Whenever a line below holds the word "this", copy that line.

══ Supplied records

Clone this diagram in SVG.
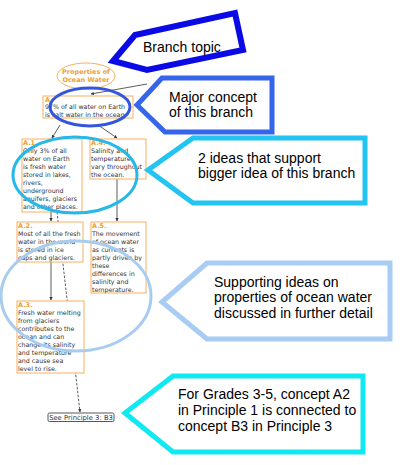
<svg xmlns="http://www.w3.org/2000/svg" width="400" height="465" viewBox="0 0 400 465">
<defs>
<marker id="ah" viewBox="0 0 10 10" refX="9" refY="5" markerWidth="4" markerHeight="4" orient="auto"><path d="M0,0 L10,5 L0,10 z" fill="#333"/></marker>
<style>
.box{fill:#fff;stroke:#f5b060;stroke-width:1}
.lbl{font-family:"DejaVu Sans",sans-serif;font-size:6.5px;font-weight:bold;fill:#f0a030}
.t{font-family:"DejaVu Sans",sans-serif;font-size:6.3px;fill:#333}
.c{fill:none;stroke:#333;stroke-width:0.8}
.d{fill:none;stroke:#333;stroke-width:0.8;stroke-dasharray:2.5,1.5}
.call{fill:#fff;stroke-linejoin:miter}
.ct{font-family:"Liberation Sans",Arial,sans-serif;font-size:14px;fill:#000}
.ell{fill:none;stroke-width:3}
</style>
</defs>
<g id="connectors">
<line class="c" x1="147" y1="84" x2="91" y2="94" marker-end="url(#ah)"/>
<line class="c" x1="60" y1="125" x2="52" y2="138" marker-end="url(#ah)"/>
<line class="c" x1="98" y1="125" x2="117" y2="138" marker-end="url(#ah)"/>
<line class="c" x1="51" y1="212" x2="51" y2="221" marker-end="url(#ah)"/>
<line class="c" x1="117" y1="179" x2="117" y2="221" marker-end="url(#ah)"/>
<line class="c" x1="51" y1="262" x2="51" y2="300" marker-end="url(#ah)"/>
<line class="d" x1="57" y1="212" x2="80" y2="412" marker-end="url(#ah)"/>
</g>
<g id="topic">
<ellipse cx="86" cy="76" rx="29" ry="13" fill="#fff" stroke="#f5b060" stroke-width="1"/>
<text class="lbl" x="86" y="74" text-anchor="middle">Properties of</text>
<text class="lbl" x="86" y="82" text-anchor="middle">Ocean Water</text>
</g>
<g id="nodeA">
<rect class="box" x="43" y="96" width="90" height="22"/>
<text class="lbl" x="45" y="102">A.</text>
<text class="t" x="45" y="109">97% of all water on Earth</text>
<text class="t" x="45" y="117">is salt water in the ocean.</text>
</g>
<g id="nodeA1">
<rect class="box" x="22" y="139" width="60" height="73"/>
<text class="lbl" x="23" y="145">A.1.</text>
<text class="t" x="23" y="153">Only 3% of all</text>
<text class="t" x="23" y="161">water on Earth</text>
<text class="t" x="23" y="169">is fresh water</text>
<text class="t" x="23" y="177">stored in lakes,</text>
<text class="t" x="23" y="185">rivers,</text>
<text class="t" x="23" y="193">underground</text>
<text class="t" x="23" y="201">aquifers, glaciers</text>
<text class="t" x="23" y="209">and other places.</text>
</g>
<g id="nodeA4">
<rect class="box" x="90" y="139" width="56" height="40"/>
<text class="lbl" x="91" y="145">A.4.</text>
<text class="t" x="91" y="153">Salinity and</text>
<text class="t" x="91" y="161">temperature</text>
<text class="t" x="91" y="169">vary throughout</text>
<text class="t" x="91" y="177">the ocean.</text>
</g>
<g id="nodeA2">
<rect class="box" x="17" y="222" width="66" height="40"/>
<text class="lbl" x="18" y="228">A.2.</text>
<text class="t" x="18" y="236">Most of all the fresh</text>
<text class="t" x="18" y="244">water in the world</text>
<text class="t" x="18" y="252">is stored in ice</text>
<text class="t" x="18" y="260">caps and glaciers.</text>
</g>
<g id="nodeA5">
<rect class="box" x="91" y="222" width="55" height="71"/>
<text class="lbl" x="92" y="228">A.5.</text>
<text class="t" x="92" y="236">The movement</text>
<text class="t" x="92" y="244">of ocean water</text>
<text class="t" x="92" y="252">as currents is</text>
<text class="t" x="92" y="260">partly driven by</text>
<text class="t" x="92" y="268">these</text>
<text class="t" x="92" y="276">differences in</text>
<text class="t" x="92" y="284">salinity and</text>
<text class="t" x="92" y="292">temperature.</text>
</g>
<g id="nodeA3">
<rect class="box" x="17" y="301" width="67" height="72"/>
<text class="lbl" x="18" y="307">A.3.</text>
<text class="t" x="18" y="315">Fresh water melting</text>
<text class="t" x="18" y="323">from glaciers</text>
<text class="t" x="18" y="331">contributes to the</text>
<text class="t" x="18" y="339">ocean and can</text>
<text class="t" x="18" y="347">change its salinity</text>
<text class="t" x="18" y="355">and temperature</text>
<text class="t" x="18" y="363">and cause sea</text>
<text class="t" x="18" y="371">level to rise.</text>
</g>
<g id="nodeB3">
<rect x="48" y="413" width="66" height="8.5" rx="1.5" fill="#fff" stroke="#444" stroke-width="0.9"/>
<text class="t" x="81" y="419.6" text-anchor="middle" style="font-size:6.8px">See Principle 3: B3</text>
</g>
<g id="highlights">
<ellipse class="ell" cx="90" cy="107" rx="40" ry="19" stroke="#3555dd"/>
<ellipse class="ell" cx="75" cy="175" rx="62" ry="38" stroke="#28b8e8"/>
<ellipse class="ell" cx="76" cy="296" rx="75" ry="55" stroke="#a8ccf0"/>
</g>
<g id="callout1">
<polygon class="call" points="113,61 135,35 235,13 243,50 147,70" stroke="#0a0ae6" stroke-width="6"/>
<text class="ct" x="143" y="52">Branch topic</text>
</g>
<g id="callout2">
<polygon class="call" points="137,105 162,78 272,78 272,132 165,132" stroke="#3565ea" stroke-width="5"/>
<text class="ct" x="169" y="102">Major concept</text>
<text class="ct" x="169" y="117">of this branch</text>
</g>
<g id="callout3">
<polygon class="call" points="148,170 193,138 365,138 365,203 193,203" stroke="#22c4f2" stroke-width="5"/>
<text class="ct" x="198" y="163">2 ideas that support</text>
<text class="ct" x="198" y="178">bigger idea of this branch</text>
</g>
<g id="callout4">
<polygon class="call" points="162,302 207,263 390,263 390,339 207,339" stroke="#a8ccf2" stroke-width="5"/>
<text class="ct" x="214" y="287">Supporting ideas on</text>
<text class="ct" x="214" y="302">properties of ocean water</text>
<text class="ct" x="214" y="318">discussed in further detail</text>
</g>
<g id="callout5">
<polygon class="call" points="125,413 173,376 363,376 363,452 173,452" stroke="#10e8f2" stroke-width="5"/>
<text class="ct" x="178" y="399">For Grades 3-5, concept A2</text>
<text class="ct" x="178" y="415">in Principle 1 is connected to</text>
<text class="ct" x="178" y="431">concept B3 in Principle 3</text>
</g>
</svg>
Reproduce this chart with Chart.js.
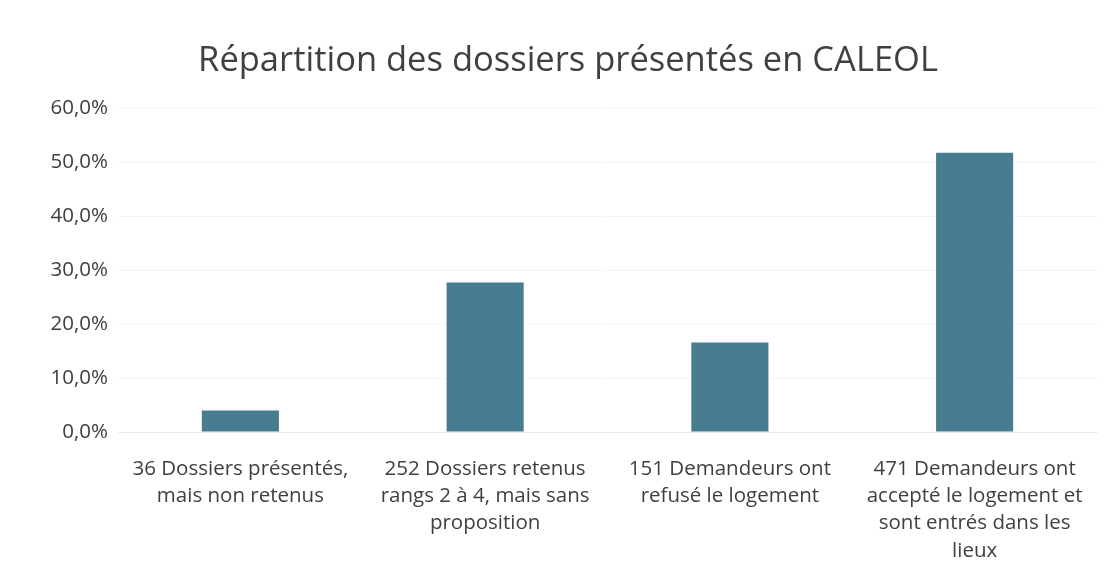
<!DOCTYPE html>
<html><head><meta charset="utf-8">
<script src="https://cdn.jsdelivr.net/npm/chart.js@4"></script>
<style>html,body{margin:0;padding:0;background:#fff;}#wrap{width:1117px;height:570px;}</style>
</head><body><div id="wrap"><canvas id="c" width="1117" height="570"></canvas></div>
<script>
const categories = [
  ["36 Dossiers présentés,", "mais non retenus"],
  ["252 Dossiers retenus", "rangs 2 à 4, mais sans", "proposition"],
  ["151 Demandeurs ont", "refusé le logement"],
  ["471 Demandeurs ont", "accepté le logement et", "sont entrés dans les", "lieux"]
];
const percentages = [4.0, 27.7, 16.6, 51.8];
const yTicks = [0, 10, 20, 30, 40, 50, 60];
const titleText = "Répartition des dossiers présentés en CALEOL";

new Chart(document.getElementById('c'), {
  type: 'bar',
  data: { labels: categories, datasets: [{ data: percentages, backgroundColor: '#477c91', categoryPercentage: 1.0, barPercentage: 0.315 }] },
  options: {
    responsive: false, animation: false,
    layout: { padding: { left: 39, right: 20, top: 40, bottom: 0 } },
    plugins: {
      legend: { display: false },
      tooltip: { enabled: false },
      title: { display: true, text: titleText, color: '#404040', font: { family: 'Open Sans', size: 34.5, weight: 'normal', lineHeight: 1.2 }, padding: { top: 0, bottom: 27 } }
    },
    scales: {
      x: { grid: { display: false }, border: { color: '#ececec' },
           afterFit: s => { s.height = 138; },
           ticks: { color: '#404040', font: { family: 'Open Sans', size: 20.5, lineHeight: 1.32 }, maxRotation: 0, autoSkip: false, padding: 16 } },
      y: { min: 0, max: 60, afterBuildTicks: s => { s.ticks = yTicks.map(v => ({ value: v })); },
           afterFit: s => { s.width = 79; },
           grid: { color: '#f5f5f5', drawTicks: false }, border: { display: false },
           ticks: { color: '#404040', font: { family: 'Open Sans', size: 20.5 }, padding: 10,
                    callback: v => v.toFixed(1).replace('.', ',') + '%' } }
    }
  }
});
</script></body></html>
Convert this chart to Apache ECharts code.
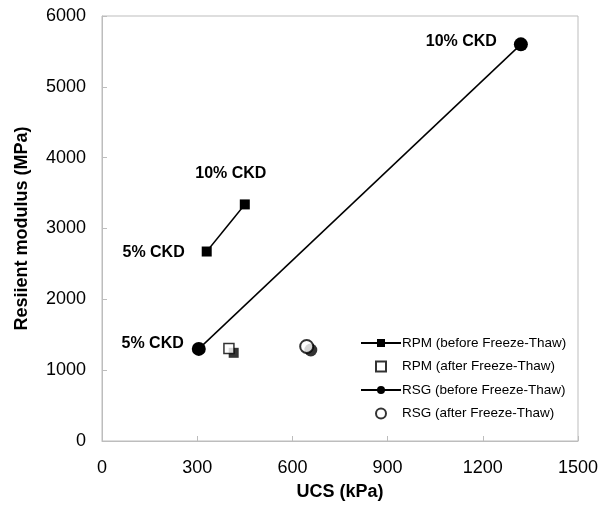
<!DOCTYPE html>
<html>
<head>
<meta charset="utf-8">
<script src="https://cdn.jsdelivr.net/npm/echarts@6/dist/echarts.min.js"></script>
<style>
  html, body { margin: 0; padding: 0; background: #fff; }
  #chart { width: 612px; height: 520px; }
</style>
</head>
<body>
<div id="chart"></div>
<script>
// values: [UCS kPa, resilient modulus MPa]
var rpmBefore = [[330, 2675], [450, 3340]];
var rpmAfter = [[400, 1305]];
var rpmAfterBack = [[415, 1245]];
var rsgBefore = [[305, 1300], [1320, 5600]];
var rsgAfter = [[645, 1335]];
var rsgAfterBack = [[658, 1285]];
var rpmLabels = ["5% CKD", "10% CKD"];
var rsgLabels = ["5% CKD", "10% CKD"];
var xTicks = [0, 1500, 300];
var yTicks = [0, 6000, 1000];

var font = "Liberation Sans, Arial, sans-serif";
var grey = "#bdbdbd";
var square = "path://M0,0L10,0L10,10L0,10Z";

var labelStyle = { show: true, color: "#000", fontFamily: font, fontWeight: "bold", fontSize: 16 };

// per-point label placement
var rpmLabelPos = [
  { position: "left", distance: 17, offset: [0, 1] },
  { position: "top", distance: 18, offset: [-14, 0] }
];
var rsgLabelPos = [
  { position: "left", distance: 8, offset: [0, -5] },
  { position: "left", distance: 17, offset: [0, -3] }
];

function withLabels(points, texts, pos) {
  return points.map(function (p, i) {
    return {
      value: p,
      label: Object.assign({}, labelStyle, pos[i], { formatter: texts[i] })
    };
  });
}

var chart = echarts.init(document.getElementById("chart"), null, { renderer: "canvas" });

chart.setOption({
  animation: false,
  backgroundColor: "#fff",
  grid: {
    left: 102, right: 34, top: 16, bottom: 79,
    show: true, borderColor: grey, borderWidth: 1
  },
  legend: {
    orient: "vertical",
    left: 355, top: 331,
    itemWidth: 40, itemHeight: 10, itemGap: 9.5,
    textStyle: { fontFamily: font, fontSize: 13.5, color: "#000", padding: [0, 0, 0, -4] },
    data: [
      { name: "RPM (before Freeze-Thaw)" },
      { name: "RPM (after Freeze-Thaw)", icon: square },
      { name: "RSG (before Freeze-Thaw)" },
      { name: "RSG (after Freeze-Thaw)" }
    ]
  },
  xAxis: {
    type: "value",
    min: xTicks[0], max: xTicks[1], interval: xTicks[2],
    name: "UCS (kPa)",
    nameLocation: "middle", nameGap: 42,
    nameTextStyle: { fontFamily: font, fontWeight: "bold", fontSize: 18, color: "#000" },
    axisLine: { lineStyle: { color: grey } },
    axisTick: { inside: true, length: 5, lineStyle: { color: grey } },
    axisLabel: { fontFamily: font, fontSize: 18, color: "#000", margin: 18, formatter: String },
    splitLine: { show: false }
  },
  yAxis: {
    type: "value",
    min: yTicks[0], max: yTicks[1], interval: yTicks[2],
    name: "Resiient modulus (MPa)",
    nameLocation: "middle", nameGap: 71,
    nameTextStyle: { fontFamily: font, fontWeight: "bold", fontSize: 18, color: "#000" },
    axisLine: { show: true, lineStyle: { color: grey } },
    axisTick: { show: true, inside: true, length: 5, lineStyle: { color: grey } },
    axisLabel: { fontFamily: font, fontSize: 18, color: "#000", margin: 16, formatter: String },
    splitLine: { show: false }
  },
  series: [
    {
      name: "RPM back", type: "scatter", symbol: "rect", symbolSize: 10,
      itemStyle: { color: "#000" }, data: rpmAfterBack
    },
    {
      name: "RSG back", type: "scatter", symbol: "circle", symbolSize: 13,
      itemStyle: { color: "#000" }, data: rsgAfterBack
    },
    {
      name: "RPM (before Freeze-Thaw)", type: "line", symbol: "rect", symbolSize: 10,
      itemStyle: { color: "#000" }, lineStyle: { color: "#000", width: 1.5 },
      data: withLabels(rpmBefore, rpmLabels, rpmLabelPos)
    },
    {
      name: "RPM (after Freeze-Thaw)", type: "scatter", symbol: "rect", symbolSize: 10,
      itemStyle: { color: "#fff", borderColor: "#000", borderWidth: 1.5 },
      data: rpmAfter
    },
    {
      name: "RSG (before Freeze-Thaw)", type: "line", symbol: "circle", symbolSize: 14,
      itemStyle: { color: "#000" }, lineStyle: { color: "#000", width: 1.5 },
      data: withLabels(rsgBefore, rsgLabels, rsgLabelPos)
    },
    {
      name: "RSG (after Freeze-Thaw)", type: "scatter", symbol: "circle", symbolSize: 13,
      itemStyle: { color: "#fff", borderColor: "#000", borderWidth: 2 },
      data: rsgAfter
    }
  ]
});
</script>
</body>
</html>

════

*Right answer*
Clone this diagram in SVG.
<text class="ct" x="169" y="117">of this branch</text>
<text class="ct" x="198" y="178">bigger idea of this branch</text>
Reproduce this chart with Chart.js.
Convert this chart to Apache ECharts code.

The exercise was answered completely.